It’s always great to discover you can grow something in your climate that you didn’t think was possible before. This is true of ground cherries for me. Until this spring, they were a mystery to me, relegated to northern climates, or so I thought. Then a friend sent seeds from Canada and I couldn’t resist the opportunity to see how they would do in a completely different latitude.
Ground cherries, otherwise known as Physalis, are in the nightshade family and are most like the tomatillo. They flower and fruit the same way, but the result is a smaller fruit tucked inside that papery lantern-shaped sheath. The flavor is tomato-like, crossed with pineapple and mango or peach. It’s hard to describe. You just have to try it and judge for yourself.
We started seeds indoors in early spring and planted out in a stone urn for the season. The plants took off with regular watering (every other day in our dry weather) and occasional fertilizing with compost and compost tea. Soon we had flowers and fruit…
Watering needs increased as the weather warmed. Our stone pot dried out the soil more quickly than growing in the ground would have done. We had to read up to know when to harvest. Basically, they’re called ground cherries for a reason – let them fall to the ground, then pick them up and put them in a bowl to finish ripening indoors. That’s it!
The cherries will still be a little green when they fall, so leaving them in a bowl for a few days (or about a week) will give them a chance to turn yellow.

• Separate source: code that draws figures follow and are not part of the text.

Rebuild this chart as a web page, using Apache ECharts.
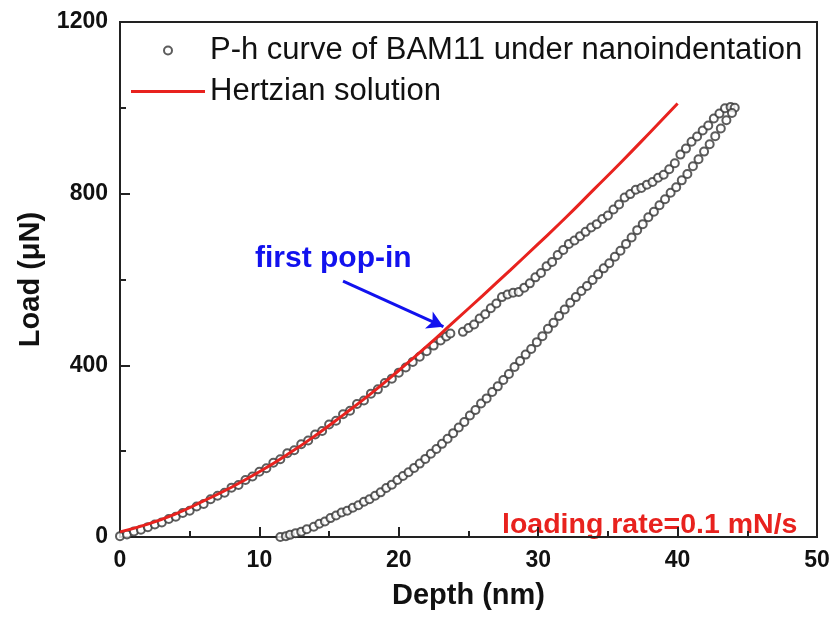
<!DOCTYPE html>
<html>
<head>
<meta charset="utf-8">
<script src="https://cdn.jsdelivr.net/npm/echarts@6/dist/echarts.min.js"></script>
<style>
  html, body { margin: 0; padding: 0; background: #fff; }
  #main { width: 830px; height: 621px; }
</style>
</head>
<body>
<div id="main"></div>
<script>
// loading branch up to the first pop-in
const loadH = [0.0, 0.5, 1.0, 1.5, 2.0, 2.5, 3.0, 3.5, 4.0, 4.5, 5.0, 5.5, 6.0, 6.5, 7.0, 7.5, 8.0, 8.5, 9.0, 9.5,
  10.0, 10.5, 11.0, 11.5, 12.0, 12.5, 13.0, 13.5, 14.0, 14.5, 15.0, 15.5, 16.0, 16.5, 17.0, 17.5, 18.0, 18.5, 19.0, 19.5,
  20.0, 20.5, 21.0, 21.5, 22.0, 22.5, 23.0, 23.4, 23.7]
const loadP = [2, 6, 13, 17, 23, 29, 34, 42, 47, 56, 61, 71, 77, 88, 96, 103, 115, 121, 133, 141,
  152, 160, 173, 181, 195, 202, 216, 225, 239, 247, 262, 271, 286, 294, 310, 318, 334, 344, 359, 369,
  383, 395, 408, 420, 433, 446, 458, 467, 474]

// loading branch after the pop-in
const popH = [24.6, 25.0, 25.4, 25.8, 26.2, 26.6, 27.0, 27.4, 27.8, 28.2, 28.6, 29.0, 29.4, 29.8, 30.2, 30.6, 31.0, 31.4,
  31.8, 32.2, 32.6, 33.0, 33.4, 33.8, 34.2, 34.6, 35.0, 35.4, 35.8, 36.2, 36.6, 37.0, 37.4, 37.8, 38.2, 38.6, 39.0, 39.4,
  39.8, 40.2, 40.6, 41.0, 41.4, 41.8, 42.2, 42.6, 43.0, 43.4, 43.8, 44.1]
const popP = [478, 487, 495, 509, 519, 533, 544, 559, 565, 569, 571, 581, 591, 605, 615, 631, 641, 657,
  669, 683, 691, 701, 711, 721, 729, 741, 749, 763, 775, 791, 799, 809, 813, 821, 827, 837, 844, 857,
  871, 891, 905, 921, 933, 947, 959, 975, 987, 999, 1002, 1000]

// unloading branch
const unloadH = [11.5, 11.9, 12.2, 12.6, 13.0, 13.4, 13.9, 14.3, 14.7, 15.1, 15.5, 15.9, 16.3, 16.7, 17.1, 17.5, 17.9,
  18.3, 18.7, 19.1, 19.5, 19.9, 20.3, 20.7, 21.1, 21.5, 21.9, 22.3, 22.7, 23.1, 23.5, 23.9, 24.3, 24.7, 25.1, 25.5,
  25.9, 26.3, 26.7, 27.1, 27.5, 27.9, 28.3, 28.7, 29.1, 29.5, 29.9, 30.3, 30.7, 31.1, 31.5, 31.9, 32.3, 32.7, 33.1,
  33.5, 33.9, 34.3, 34.7, 35.1, 35.5, 35.9, 36.3, 36.7, 37.1, 37.5, 37.9, 38.3, 38.7, 39.1, 39.5, 39.9, 40.3, 40.7,
  41.1, 41.5, 41.9, 42.3, 42.7, 43.1, 43.5, 43.9]
const unloadP = [0, 2, 5, 9, 12, 18, 24, 31, 36, 44, 50, 57, 61, 68, 74, 82, 88, 96, 104, 114, 122, 133, 142, 151,
  161, 171, 182, 194, 205, 217, 229, 242, 255, 268, 283, 296, 311, 323, 338, 351, 366, 380, 396, 410, 425, 438, 454,
  468, 485, 499, 515, 530, 546, 559, 573, 585, 599, 612, 626, 638, 653, 667, 683, 698, 715, 729, 745, 758, 773, 787,
  802, 815, 831, 846, 864, 880, 898, 915, 934, 952, 971, 988]

// Hertzian solution
const hertzH = [0, 2, 4, 6, 8, 10, 12, 14, 16, 18, 20, 22, 24, 26, 28, 30, 32, 34, 36, 38, 40]
const hertzP = [12, 30, 54, 84, 116, 152, 192, 236, 284, 334, 388, 444, 503, 562, 622, 683, 745, 810, 875, 942, 1010]

// pop-in arrow ends (data coords)
const arrowFrom = [16.0, 596]
const arrowTo = [23.2, 490]

const xTicks = [0, 50, 10]
const yTicks = [0, 1200, 400]

const pair = (hs, ps) => hs.map((h, i) => [h, ps[i]])
const expData = pair(loadH, loadP).concat(pair(popH, popP), pair(unloadH, unloadP))
const hertzData = pair(hertzH, hertzP)

const FONT = '"Liberation Sans", Arial, sans-serif'
const RED = '#e8221e'
const chart = echarts.init(document.getElementById('main'))

chart.setOption({
  animation: false,
  grid: {
    left: 120, right: 13, top: 22, bottom: 84,
    show: true, borderColor: '#222', borderWidth: 2,
    outerBoundsMode: 'none'
  },
  legend: {
    orient: 'vertical',
    left: 126, top: 30,
    itemWidth: 74, itemHeight: 8, itemGap: 10,
    textStyle: { fontFamily: FONT, fontSize: 31, color: '#111' },
    data: [
      'P-h curve of BAM11 under nanoindentation',
      { name: 'Hertzian solution', icon: 'path://M0,0H74V3H0Z', itemStyle: { color: RED } }
    ]
  },
  xAxis: {
    type: 'value',
    min: xTicks[0], max: xTicks[1], interval: xTicks[2],
    name: 'Depth (nm)', nameLocation: 'middle', nameGap: 44,
    nameTextStyle: { fontFamily: FONT, fontSize: 29, fontWeight: 'bold', color: '#111' },
    axisLine: { lineStyle: { color: '#222', width: 2 } },
    axisTick: { inside: true, length: 10, lineStyle: { color: '#222', width: 2 } },
    minorTick: { show: true, splitNumber: 2, length: 6, lineStyle: { color: '#222', width: 2 } },
    axisLabel: { margin: 12, fontFamily: FONT, fontSize: 23, fontWeight: 'bold', color: '#111' },
    splitLine: { show: false }
  },
  yAxis: {
    type: 'value',
    min: yTicks[0], max: yTicks[1], interval: yTicks[2],
    name: 'Load (\u03bcN)', nameLocation: 'middle', nameGap: 74, nameRotate: 90,
    nameTextStyle: { fontFamily: FONT, fontSize: 29, fontWeight: 'bold', color: '#111' },
    axisLine: { lineStyle: { color: '#222', width: 2 } },
    axisTick: { inside: true, length: 10, lineStyle: { color: '#222', width: 2 } },
    minorTick: { show: true, splitNumber: 2, length: 6, lineStyle: { color: '#222', width: 2 } },
    axisLabel: {
      margin: 12, fontFamily: FONT, fontSize: 23, fontWeight: 'bold', color: '#111',
      formatter: v => String(v)
    },
    splitLine: { show: false }
  },
  series: [
    {
      name: 'P-h curve of BAM11 under nanoindentation',
      type: 'scatter',
      symbol: 'emptyCircle',
      symbolSize: 8,
      itemStyle: { color: '#333', borderColor: '#333', borderWidth: 1.1 },
      data: expData,
      z: 2
    },
    {
      name: 'Hertzian solution',
      type: 'line',
      symbol: 'none',
      smooth: true,
      lineStyle: { color: RED, width: 3 },
      itemStyle: { color: RED },
      data: hertzData,
      z: 3,
      markLine: {
        silent: true,
        symbol: ['none', 'arrow'],
        symbolSize: [14, 16],
        lineStyle: { color: '#1212ee', width: 3, type: 'solid' },
        label: { show: false },
        data: [[{ coord: arrowFrom }, { coord: arrowTo }]]
      }
    }
  ],
  graphic: [
    {
      type: 'text', left: 255, top: 244,
      style: { text: 'first pop-in', fontFamily: FONT, fontSize: 30, fontWeight: 'bold', fill: '#1212ee' }
    },
    {
      type: 'text', left: 502, top: 511,
      style: { text: 'loading rate=0.1 mN/s', fontFamily: FONT, fontSize: 28.5, fontWeight: 'bold', fill: RED }
    }
  ]
})
</script>
</body>
</html>
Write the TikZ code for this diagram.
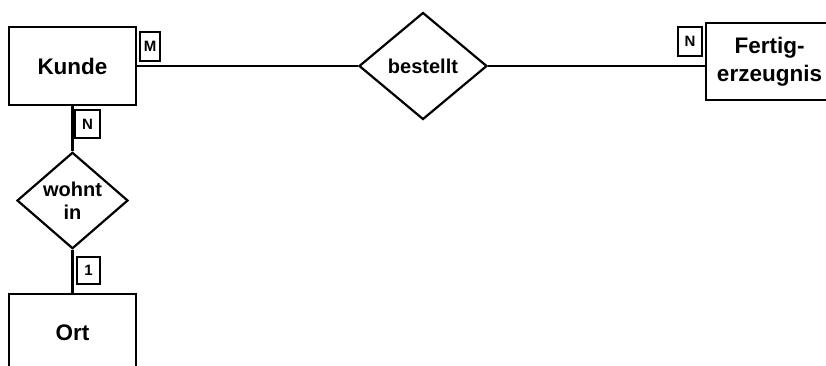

Now to figure out how to best utilize their unusual combination of flavors. Suggestions ranged from making green salsa to smashing them over vanilla ice cream. We tried the latter and found it delicious. Vanilla blended wonderfully with the tropical fruit elements. Here are some other ideas to try:
Every few days we pick through the bowl on the counter to find more ripe ground cherries. Every day we pick more fallen fruits off the ground outside. It’s a new ritual we never thought we’d experience. If you have the chance to experiment, try growing ground cherries in your own garden next spring. They provide a delightful surprise all summer long.